● Set task: Transcribe the full listing exactly, and drop every picture.

● Data excerpt:
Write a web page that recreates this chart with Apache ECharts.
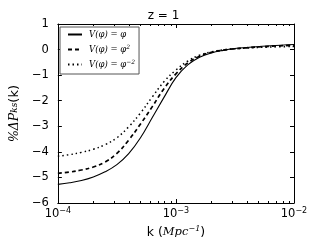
<!DOCTYPE html>
<html><head><meta charset="utf-8">
<script src="https://cdn.jsdelivr.net/npm/echarts@6/dist/echarts.min.js"></script>
<style>html,body{margin:0;padding:0;background:#fff}#c{width:327px;height:245px}</style>
</head><body><div id="c"></div>
<script>
// log10 of k (Mpc^-1)
const logK = [-4.0,-3.9,-3.8,-3.7,-3.6,-3.5,-3.4,-3.3,-3.2,-3.1,-3.0,-2.9,-2.8,-2.7,-2.6,-2.5,-2.4,-2.2,-2.0];
// % Delta P_ks(k)
const vPhi   = [-5.27,-5.21,-5.12,-4.98,-4.78,-4.50,-4.07,-3.45,-2.66,-1.86,-1.10,-0.60,-0.30,-0.13,-0.03,0.04,0.08,0.15,0.20];
const vPhi2  = [-4.84,-4.79,-4.71,-4.59,-4.40,-4.06,-3.54,-2.91,-2.23,-1.52,-0.95,-0.52,-0.26,-0.11,-0.02,0.03,0.07,0.13,0.17];
const vPhiM2 = [-4.17,-4.11,-4.02,-3.90,-3.72,-3.45,-3.02,-2.48,-1.85,-1.25,-0.80,-0.45,-0.22,-0.09,-0.01,0.03,0.06,0.10,0.12];
const seriesNames = ['V(φ)=φ','V(φ)=φ²','V(φ)=φ⁻²'];
const xTickExps = [-4,-3,-2];
const yTickVals = [-6,-5,-4,-3,-2,-1,0,1];
const minorMult = [2,3,4,5,6,7,8,9];
const minorDecades = [-4,-3];

const minorPos = [];
minorDecades.forEach(d => minorMult.forEach(m => minorPos.push([d + Math.log10(m), 0])));

const pair = arr => logK.map((x, i) => [x, arr[i]]);
const font = 'DejaVu Sans';
const fmtExp = n => (n < 0 ? '−' + (-n) : '' + n);

const chart = echarts.init(document.getElementById('c'), null, {renderer: 'canvas'});
const axisCommon = {
  axisLine: {show: true, onZero: false, lineStyle: {color: '#000', width: 1}},
  axisTick: {show: true, inside: true, length: 4, lineStyle: {color: '#000', width: 1}},
  splitLine: {show: false}
};
chart.setOption({
  animation: false,
  backgroundColor: '#fff',
  title: {
    text: 'z = 1', left: 'center', top: 10,
    textStyle: {fontFamily: font, fontSize: 12, fontWeight: 'normal', color: '#000'},
    padding: 0
  },
  grid: {left: 55, right: 33, top: 24, bottom: 42},
  legend: {
    orient: 'vertical', left: 60, top: 27,
    data: seriesNames,
    itemWidth: 14, itemHeight: 10, itemGap: 5,
    padding: [3, 4, 5, 7],
    borderColor: '#555', borderWidth: 1, borderRadius: 0,
    backgroundColor: '#fff',
    itemStyle: {opacity: 0},
    formatter: name => {
      const i = seriesNames.indexOf(name);
      if (i === 0) return '{t|V(φ) = φ}';
      if (i === 1) return '{t|V(φ) = φ}{s|2}';
      return '{t|V(φ) = φ}{s|−2}';
    },
    textStyle: {
      color: '#000', padding: [0, 0, 0, 2],
      rich: {
        t: {fontFamily: 'DejaVu Serif', fontStyle: 'italic', fontSize: 8.5, color: '#000'},
        s: {fontFamily: 'DejaVu Serif', fontStyle: 'italic', fontSize: 6, color: '#000', padding: [0, 0, 5, 0]}
      }
    }
  },
  xAxis: [
    Object.assign({}, axisCommon, {
      type: 'value', min: -4, max: -2, interval: 1, position: 'bottom',
      axisLabel: {
        margin: 4, color: '#000',
        formatter: v => '{b|10}{s|' + fmtExp(v) + '}',
        rich: {
          b: {fontFamily: font, fontSize: 11.5, color: '#000'},
          s: {fontFamily: font, fontSize: 8, color: '#000', padding: [0, 0, 6, 0]}
        }
      },
      name: '{a|k (}{i|Mpc}{s|−1}{a|)}', nameLocation: 'middle', nameGap: 15,
      nameTextStyle: {
        rich: {
          a: {fontFamily: font, fontSize: 12.5, color: '#000'},
          i: {fontFamily: 'DejaVu Serif', fontStyle: 'italic', fontSize: 11.5, color: '#000'},
          s: {fontFamily: 'DejaVu Serif', fontStyle: 'italic', fontSize: 8, color: '#000', padding: [0, 0, 7, 0]}
        }
      }
    }),
    Object.assign({}, axisCommon, {
      type: 'value', min: -4, max: -2, interval: 1, position: 'top',
      axisLabel: {show: false}
    })
  ],
  yAxis: [
    Object.assign({}, axisCommon, {
      type: 'value', min: -6, max: 1, interval: 1, position: 'left',
      axisLabel: {
        margin: 9, color: '#000', fontFamily: font, fontSize: 11.5,
        formatter: v => (v < 0 ? '−' + (-v) : '' + v)
      },
      name: '{a|%ΔP}{s|ks}{b|(k)}', nameLocation: 'middle', nameGap: 22,
      nameTextStyle: {
        rich: {
          a: {fontFamily: 'DejaVu Serif', fontStyle: 'italic', fontSize: 12.5, color: '#000'},
          s: {fontFamily: 'DejaVu Serif', fontStyle: 'italic', fontSize: 9, color: '#000'},
          b: {fontFamily: font, fontSize: 13, color: '#000'}
        }
      }
    }),
    Object.assign({}, axisCommon, {
      type: 'value', min: -6, max: 1, interval: 1, position: 'right',
      axisLabel: {show: false}
    })
  ],
  series: [
    {
      name: seriesNames[0], type: 'line', data: pair(vPhi), smooth: 0.4, symbol: 'none',
      lineStyle: {color: '#000', width: 1.1, type: 'solid'}, itemStyle: {color: '#000'}
    },
    {
      name: seriesNames[1], type: 'line', data: pair(vPhi2), smooth: 0.4, symbol: 'none',
      lineStyle: {color: '#000', width: 1.7, type: [4, 3]}, itemStyle: {color: '#000'}
    },
    {
      name: seriesNames[2], type: 'line', data: pair(vPhiM2), smooth: 0.4, symbol: 'none',
      lineStyle: {color: '#000', width: 1.5, type: [1.5, 3]}, itemStyle: {color: '#000'}
    },
    {
      type: 'custom', data: minorPos, silent: true, clip: false, z: 5,
      renderItem: (params, api) => {
        const x = api.value(0);
        const b = api.coord([x, -6]);
        const t = api.coord([x, 1]);
        const px = Math.round(b[0]) + 0.5;
        return {type: 'group', children: [
          {type: 'line', shape: {x1: px, y1: b[1], x2: px, y2: b[1] - 2}, style: {stroke: '#000', lineWidth: 1}},
          {type: 'line', shape: {x1: px, y1: t[1], x2: px, y2: t[1] + 2}, style: {stroke: '#000', lineWidth: 1}}
        ]};
      }
    }
  ]
});
</script></body></html>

● Solution for this problem:
Write a web page that recreates this chart with Apache ECharts.
<!DOCTYPE html>
<html><head><meta charset="utf-8">
<script src="https://cdn.jsdelivr.net/npm/echarts@6/dist/echarts.min.js"></script>
<style>html,body{margin:0;padding:0;background:#fff}#c{width:327px;height:245px}</style>
</head><body><div id="c"></div>
<script>
// log10 of k (Mpc^-1)
const logK = [-4.0,-3.9,-3.8,-3.7,-3.6,-3.5,-3.4,-3.3,-3.2,-3.1,-3.0,-2.9,-2.8,-2.7,-2.6,-2.5,-2.4,-2.2,-2.0];
// % Delta P_ks(k)
const vPhi   = [-5.27,-5.21,-5.12,-4.98,-4.78,-4.50,-4.07,-3.45,-2.66,-1.86,-1.10,-0.60,-0.30,-0.13,-0.03,0.04,0.08,0.15,0.20];
const vPhi2  = [-4.84,-4.79,-4.71,-4.59,-4.40,-4.06,-3.54,-2.91,-2.23,-1.52,-0.95,-0.52,-0.26,-0.11,-0.02,0.03,0.07,0.13,0.17];
const vPhiM2 = [-4.17,-4.11,-4.02,-3.90,-3.72,-3.45,-3.02,-2.48,-1.85,-1.25,-0.80,-0.45,-0.22,-0.09,-0.01,0.03,0.06,0.10,0.12];
const seriesNames = ['V(φ)=φ','V(φ)=φ²','V(φ)=φ⁻²'];
const xTickExps = [-4,-3,-2];
const yTickVals = [-6,-5,-4,-3,-2,-1,0,1];
const minorMult = [2,3,4,5,6,7,8,9];
const minorDecades = [-4,-3];

const minorPos = [];
minorDecades.forEach(d => minorMult.forEach(m => minorPos.push([d + Math.log10(m), 0])));

const pair = arr => logK.map((x, i) => [x, arr[i]]);
const font = 'DejaVu Sans';
const fmtExp = n => (n < 0 ? '−' + (-n) : '' + n);

const chart = echarts.init(document.getElementById('c'), null, {renderer: 'canvas'});
const axisCommon = {
  axisLine: {show: true, onZero: false, lineStyle: {color: '#000', width: 1}},
  axisTick: {show: true, inside: true, length: 4, lineStyle: {color: '#000', width: 1}},
  splitLine: {show: false}
};
chart.setOption({
  animation: false,
  backgroundColor: '#fff',
  title: {
    text: 'z = 1', left: 'center', top: 10,
    textStyle: {fontFamily: font, fontSize: 12, fontWeight: 'normal', color: '#000'},
    padding: 0
  },
  grid: {left: 55, right: 33, top: 24, bottom: 42},
  legend: {
    orient: 'vertical', left: 60, top: 27,
    data: seriesNames,
    itemWidth: 14, itemHeight: 10, itemGap: 5,
    padding: [3, 4, 5, 7],
    borderColor: '#555', borderWidth: 1, borderRadius: 0,
    backgroundColor: '#fff',
    itemStyle: {opacity: 0},
    formatter: name => {
      const i = seriesNames.indexOf(name);
      if (i === 0) return '{t|V(φ) = φ}';
      if (i === 1) return '{t|V(φ) = φ}{s|2}';
      return '{t|V(φ) = φ}{s|−2}';
    },
    textStyle: {
      color: '#000', padding: [0, 0, 0, 2],
      rich: {
        t: {fontFamily: 'DejaVu Serif', fontStyle: 'italic', fontSize: 8.5, color: '#000'},
        s: {fontFamily: 'DejaVu Serif', fontStyle: 'italic', fontSize: 6, color: '#000', padding: [0, 0, 5, 0]}
      }
    }
  },
  xAxis: [
    Object.assign({}, axisCommon, {
      type: 'value', min: -4, max: -2, interval: 1, position: 'bottom',
      axisLabel: {
        margin: 4, color: '#000',
        formatter: v => '{b|10}{s|' + fmtExp(v) + '}',
        rich: {
          b: {fontFamily: font, fontSize: 11.5, color: '#000'},
          s: {fontFamily: font, fontSize: 8, color: '#000', padding: [0, 0, 6, 0]}
        }
      },
      name: '{a|k (}{i|Mpc}{s|−1}{a|)}', nameLocation: 'middle', nameGap: 15,
      nameTextStyle: {
        rich: {
          a: {fontFamily: font, fontSize: 12.5, color: '#000'},
          i: {fontFamily: 'DejaVu Serif', fontStyle: 'italic', fontSize: 11.5, color: '#000'},
          s: {fontFamily: 'DejaVu Serif', fontStyle: 'italic', fontSize: 8, color: '#000', padding: [0, 0, 7, 0]}
        }
      }
    }),
    Object.assign({}, axisCommon, {
      type: 'value', min: -4, max: -2, interval: 1, position: 'top',
      axisLabel: {show: false}
    })
  ],
  yAxis: [
    Object.assign({}, axisCommon, {
      type: 'value', min: -6, max: 1, interval: 1, position: 'left',
      axisLabel: {
        margin: 9, color: '#000', fontFamily: font, fontSize: 11.5,
        formatter: v => (v < 0 ? '−' + (-v) : '' + v)
      },
      name: '{a|%ΔP}{s|ks}{b|(k)}', nameLocation: 'middle', nameGap: 22,
      nameTextStyle: {
        rich: {
          a: {fontFamily: 'DejaVu Serif', fontStyle: 'italic', fontSize: 12.5, color: '#000'},
          s: {fontFamily: 'DejaVu Serif', fontStyle: 'italic', fontSize: 9, color: '#000'},
          b: {fontFamily: font, fontSize: 13, color: '#000'}
        }
      }
    }),
    Object.assign({}, axisCommon, {
      type: 'value', min: -6, max: 1, interval: 1, position: 'right',
      axisLabel: {show: false}
    })
  ],
  series: [
    {
      name: seriesNames[0], type: 'line', data: pair(vPhi), smooth: 0.4, symbol: 'none',
      lineStyle: {color: '#000', width: 1.1, type: 'solid'}, itemStyle: {color: '#000'}
    },
    {
      name: seriesNames[1], type: 'line', data: pair(vPhi2), smooth: 0.4, symbol: 'none',
      lineStyle: {color: '#000', width: 1.7, type: [4, 3]}, itemStyle: {color: '#000'}
    },
    {
      name: seriesNames[2], type: 'line', data: pair(vPhiM2), smooth: 0.4, symbol: 'none',
      lineStyle: {color: '#000', width: 1.5, type: [1.5, 3]}, itemStyle: {color: '#000'}
    },
    {
      type: 'custom', data: minorPos, silent: true, clip: false, z: 5,
      renderItem: (params, api) => {
        const x = api.value(0);
        const b = api.coord([x, -6]);
        const t = api.coord([x, 1]);
        const px = Math.round(b[0]) + 0.5;
        return {type: 'group', children: [
          {type: 'line', shape: {x1: px, y1: b[1], x2: px, y2: b[1] - 2}, style: {stroke: '#000', lineWidth: 1}},
          {type: 'line', shape: {x1: px, y1: t[1], x2: px, y2: t[1] + 2}, style: {stroke: '#000', lineWidth: 1}}
        ]};
      }
    }
  ]
});
</script></body></html>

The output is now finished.